Given that according to the judgment under attack (Metz, 25 September 1979) Pascal Fullenwarth, then aged seven, shot in the direction of his friend David Felten an arrow from a bow he himself had made and put out his eye, and that M. Felten, David's father, claimed damages from M. Raymond Fullenwarth as being civilly responsible for his son Pascal under article 1384(4) Code civil;

Given that M. Raymond Fullenwarth criticises the judgment for having held him wholly liable for the consequences whereas, according to the him, the Court of Appeal should have asked whether Pascal had sufficient discernment for his act to be imputed to him as a fault and its failure to do so rendered its decision without legal basis and violated articles 1382 and 1384(4) Code civil;

But given that in order for the parents of a minor child living with them to be presumed liable under article 1384(4) Code civil, it is sufficient that the child have committed an act which is the direct cause of the damage complained of and that for this reason of pure law, rather than the reason criticised, the judgment is correct in law;

For these reasons DISMISSES the application for review.

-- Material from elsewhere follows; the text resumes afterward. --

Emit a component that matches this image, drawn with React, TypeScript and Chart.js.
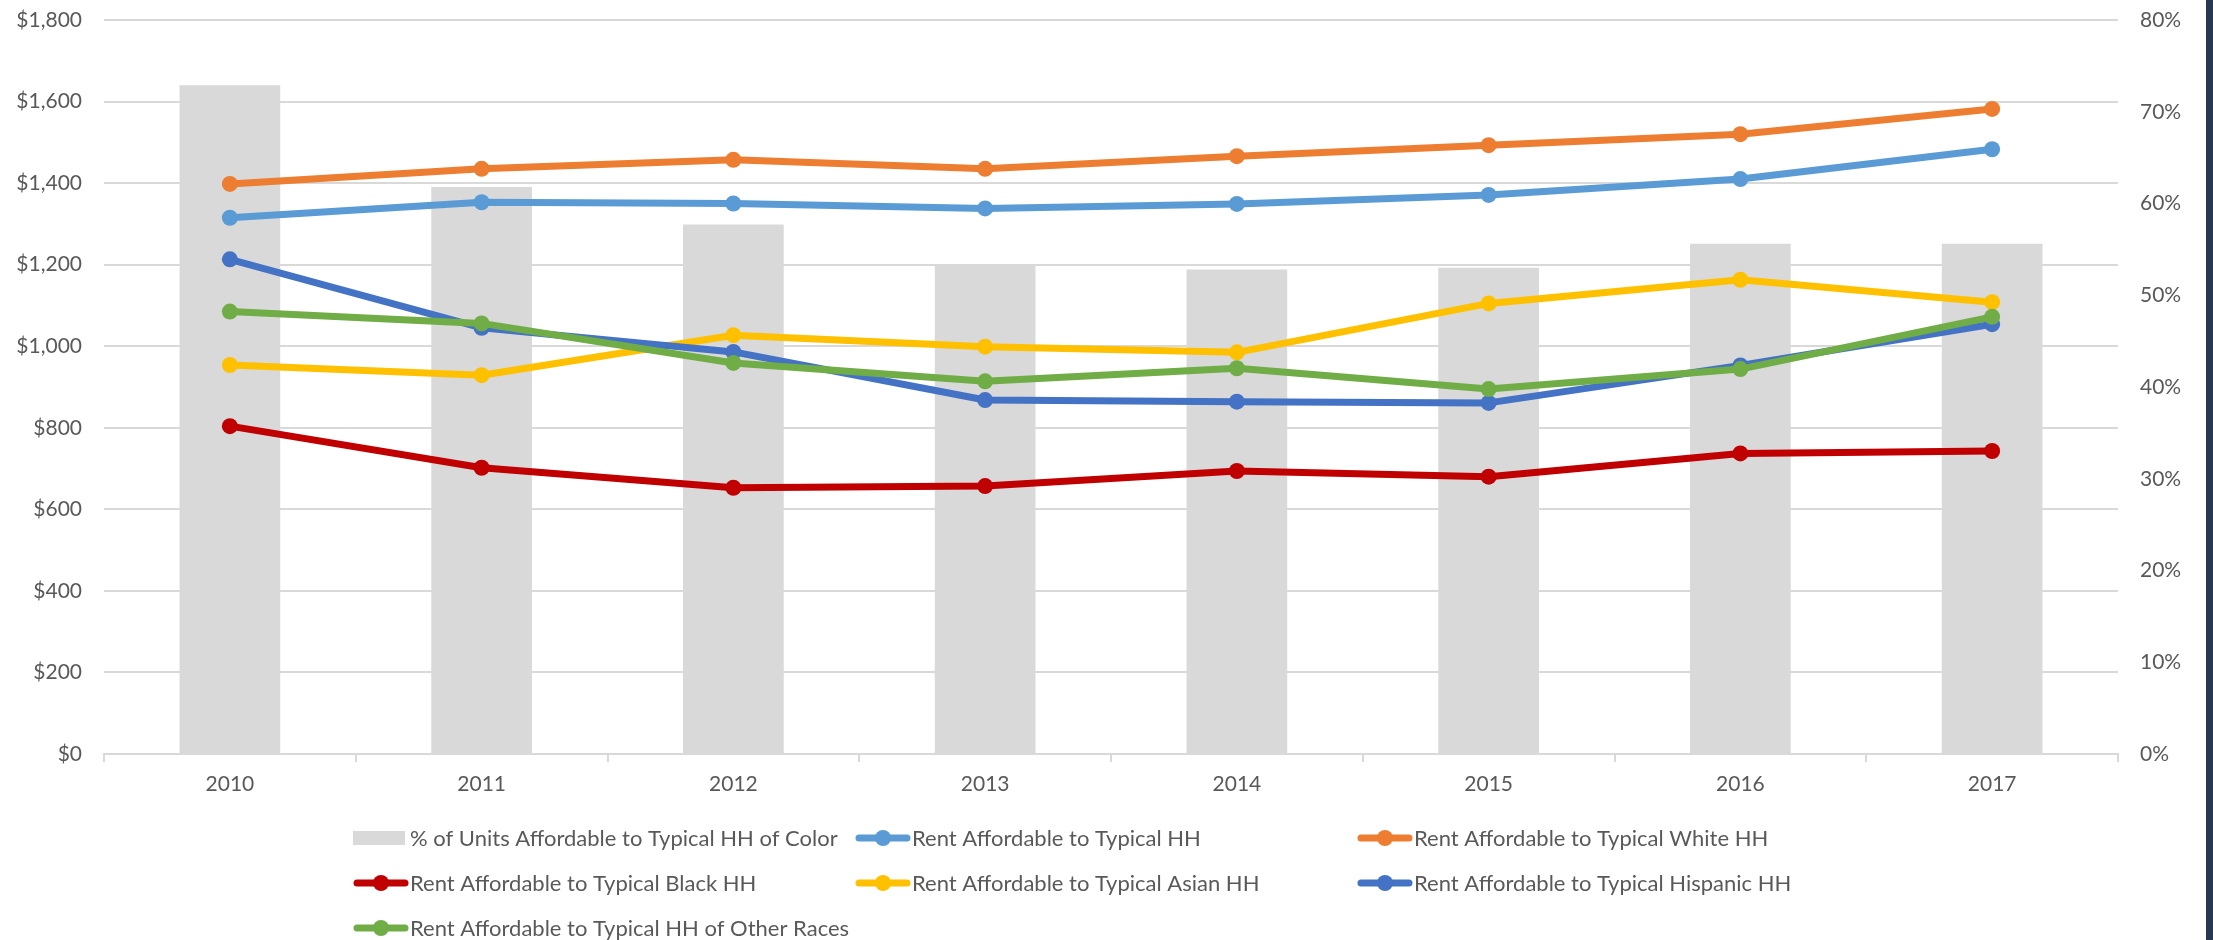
import React, { useEffect, useRef } from 'react';
import { Chart, registerables } from 'chart.js';

Chart.register(...registerables);

// ---- Data ----
const years = ['2010', '2011', '2012', '2013', '2014', '2015', '2016', '2017'];
const pctUnitsAffordable = [72.9, 61.8, 57.7, 53.4, 52.8, 53.0, 55.6, 55.6];
const rentTypical = [1315, 1353, 1350, 1338, 1349, 1371, 1410, 1483];
const rentWhite = [1398, 1435, 1457, 1435, 1466, 1493, 1520, 1582];
const rentBlack = [804, 702, 653, 657, 694, 680, 737, 743];
const rentAsian = [954, 929, 1027, 999, 985, 1105, 1163, 1108];
const rentHispanic = [1213, 1045, 986, 868, 864, 861, 953, 1054];
const rentOther = [1085, 1056, 959, 914, 946, 895, 944, 1072];

const leftAxisMax = 1800;
const leftAxisStep = 200;
const rightAxisMax = 80;
const rightAxisStep = 10;

const legendLabels = [
  '% of Units Affordable to Typical HH of Color',
  'Rent Affordable to Typical HH',
  'Rent Affordable to Typical White HH',
  'Rent Affordable to Typical Black HH',
  'Rent Affordable to Typical Asian HH',
  'Rent Affordable to Typical Hispanic HH',
  'Rent Affordable to Typical HH of Other Races',
];

const COLORS = {
  bar: '#d9d9d9',
  typical: '#5b9bd5',
  white: '#ed7d31',
  black: '#c00000',
  asian: '#ffc000',
  hispanic: '#4472c4',
  other: '#70ad47',
};

const FONT = 'Lato';
const TEXT = '#595959';
const GRID = '#d9d9d9';

const W = 2213;
const H = 940;

const legendPlugin = {
  id: 'excelLegend',
  afterDraw(chart: any) {
    const ctx = chart.ctx as CanvasRenderingContext2D;
    const { left, right } = chart.chartArea;
    const cx = (left + right) / 2;
    const colW = 502;
    const startX = cx - 758;
    const y0 = 838;
    const dy = 45;
    const ds = chart.data.datasets;
    ctx.save();
    ctx.font = `22px ${FONT}`;
    ctx.textBaseline = 'middle';
    ctx.textAlign = 'left';
    for (let i = 0; i < ds.length; i++) {
      const col = i % 3;
      const row = Math.floor(i / 3);
      const x = startX + col * colW;
      const y = y0 + row * dy;
      const d = ds[i];
      if (d.type === 'bar') {
        ctx.fillStyle = d.backgroundColor;
        ctx.fillRect(x, y - 7, 52, 14);
      } else {
        ctx.strokeStyle = d.borderColor;
        ctx.lineWidth = 7;
        ctx.lineCap = 'round';
        ctx.beginPath();
        ctx.moveTo(x + 4, y);
        ctx.lineTo(x + 52, y);
        ctx.stroke();
        ctx.fillStyle = d.borderColor;
        ctx.beginPath();
        ctx.arc(x + 28, y, 8, 0, Math.PI * 2);
        ctx.fill();
      }
      ctx.fillStyle = TEXT;
      ctx.fillText(d.label, x + 57, y + 1);
    }
    ctx.restore();
  },
};

function lineDs(label: string, data: number[], color: string, order: number) {
  return {
    type: 'line' as const,
    label,
    data,
    yAxisID: 'y',
    borderColor: color,
    backgroundColor: color,
    borderWidth: 7,
    borderJoinStyle: 'round' as const,
    borderCapStyle: 'round' as const,
    tension: 0,
    pointRadius: 8,
    pointHoverRadius: 8,
    pointBackgroundColor: color,
    pointBorderColor: color,
    pointBorderWidth: 0,
    fill: false,
    order,
  };
}

export default function App() {
  const ref = useRef<HTMLCanvasElement | null>(null);

  useEffect(() => {
    if (!ref.current) return;
    const chart = new Chart(ref.current, {
      data: {
        labels: years,
        datasets: [
          {
            type: 'bar',
            label: legendLabels[0],
            data: pctUnitsAffordable,
            yAxisID: 'y1',
            backgroundColor: COLORS.bar,
            borderWidth: 0,
            barPercentage: 0.4,
            categoryPercentage: 1,
            order: 10,
          } as any,
          lineDs(legendLabels[1], rentTypical, COLORS.typical, 6),
          lineDs(legendLabels[2], rentWhite, COLORS.white, 5),
          lineDs(legendLabels[3], rentBlack, COLORS.black, 4),
          lineDs(legendLabels[4], rentAsian, COLORS.asian, 3),
          lineDs(legendLabels[5], rentHispanic, COLORS.hispanic, 2),
          lineDs(legendLabels[6], rentOther, COLORS.other, 1),
        ],
      },
      options: {
        responsive: false,
        animation: false,
        events: [],
        layout: { padding: { top: 20, bottom: 0, left: 0, right: 0 } },
        plugins: {
          legend: { display: false },
          tooltip: { enabled: false },
        },
        scales: {
          x: {
            type: 'category',
            offset: true,
            grid: {
              offset: true,
              drawOnChartArea: false,
              drawTicks: true,
              tickLength: 8,
              color: GRID,
              lineWidth: 2,
            },
            border: { display: true, color: GRID, width: 2 },
            ticks: {
              color: TEXT,
              font: { family: FONT, size: 21 },
              padding: 10,
              maxRotation: 0,
            },
            afterFit(scale: any) {
              scale.height = H - 754;
            },
          },
          y: {
            type: 'linear',
            position: 'left',
            min: 0,
            max: leftAxisMax,
            ticks: {
              stepSize: leftAxisStep,
              color: TEXT,
              font: { family: FONT, size: 21 },
              padding: 22,
              callback: (v: any) => '$' + Number(v).toLocaleString('en-US'),
            },
            grid: { color: GRID, lineWidth: 2, drawTicks: false },
            border: { display: false },
            afterFit(scale: any) {
              scale.width = 104;
              scale.paddingTop = 0;
              scale.paddingBottom = 0;
            },
          },
          y1: {
            type: 'linear',
            position: 'right',
            min: 0,
            max: rightAxisMax,
            ticks: {
              stepSize: rightAxisStep,
              color: TEXT,
              font: { family: FONT, size: 21 },
              padding: 22,
              callback: (v: any) => `${v}%`,
            },
            grid: { drawOnChartArea: false, drawTicks: false },
            border: { display: false },
            afterFit(scale: any) {
              scale.width = 88;
              scale.paddingTop = 0;
              scale.paddingBottom = 0;
            },
          },
        },
      },
      plugins: [legendPlugin],
    } as any);
    return () => chart.destroy();
  }, []);

  return (
    <div style={{ position: 'absolute', left: 0, top: 0, width: W, height: H, background: '#fff' }}>
      <canvas ref={ref} width={W - 7} height={H} style={{ position: 'absolute', left: 0, top: 0 }} />
      <div style={{ position: 'absolute', left: W - 7, top: 0, width: 7, height: H, background: '#283850' }} />
    </div>
  );
}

Doctrine maintained: cf. Civ. 2, 10 May 2001 (Bull. no 96) which states: “The strict liability incumbent upon a mother and father pursuant to Article 1384, paras. 4 and 7, of the Civil Code by reason of loss caused by their infant child living with them does not depend on the existence of a wrong committed by the infant” and Civ. 2, 13 April 1992, Bull. no. 122: “In order to establish, pursuant to Article 1384, para. 4, of the Civil Code, the presumption of liability of the father and mother of an infant who lives with them, it is necessary that the latter be found to have done something which is the direct cause of the loss alleged by the victim; this is not the case where an infant alleged to have been one of those responsible for the loss warned several times his guests against the dangerous nature of the arm with which the victim wounded himself”.